At times, there are grounds also for opposing secondary use of datasets. For instance, when interviews deal with delicate or sensitive matters, even finding people to be interviewed may be difficult and the process calls for carefully construed terms of confidentiality agreed upon in advance. On the other hand, researchers use confidentiality and the principle "this dataset is only at my disposal and nobody else's" presuming that this very thing makes it extraordinarily trustworthy and informative a source. Corti has noticed, however, that afterwards, the interviewed persons often grant easily a written permission to archive and reuse the dataset. When agreeing to sometimes quite long interviews, people invest both their time and intellectual energy in the topic at hand and do this to an extent that they wish that their effort would be appreciated and used in research as much as possible.

The nature of some research materials is such that they can't under any circumstances be handed over to secondary use. An example of these are datasets on criminality, and as a whole, datasets whose misuse might in some way endanger or have a negative effect on the lives of the people who have been interviewed. However, if the people studied have given their consent to the archiving of the dataset and its secondary use, after the completion of the study the dataset can be archived and closed for a certain period of time. The delicacy of some matters diminishes considerably over time. It is also possible to eliminate all identifiers in the datasets. On the other hand, in view of all secondary use, the most essential thing is to check the research plan of the eventual secondary user of the dataset. Often also personal negotiations between the original collector of the dataset and the secondary user are necessary. In all cases, according to Ms. Corti, researchers cause minimal damage, and extremely seldom at that, compared with the media which at times interpret research results and do it both wrong and very loudly.
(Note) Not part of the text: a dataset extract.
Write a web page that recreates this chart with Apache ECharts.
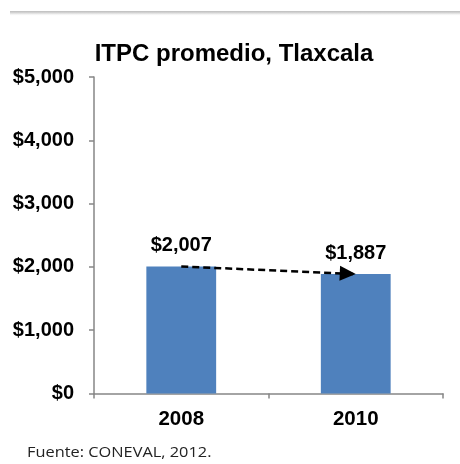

The best way to get acquainted with the operation and datasets of Qualidata is to visit the internet pages. If a Finnish researcher finds a dataset in the Qualidata dataset catalogue that would suit his or her research interests, it is possible to apply for a grant financing a visit to the archive and to cover copying costs at ECASS (European Centre for Analysis in the Social Sciences).

Are there treasures in your cupboard?

Maybe you have datasets you don't need anymore but which would make a substantial addition to someone else's research material? A good dataset is a good one also after it has been extensively and thoroughly analysed in the original research context. No dataset is ever exhausted to the fullest. With this in mind, the FSD launches an effort to canvass and document existing qualitative datasets available in Finnish social sciences. The point is to canvass and describe the qualitative datasets at hand. A future prospect of the FSD is that eventually, the archive will have a permission and the necessary prerequisites for archiving also qualitative datasets in an electronic form.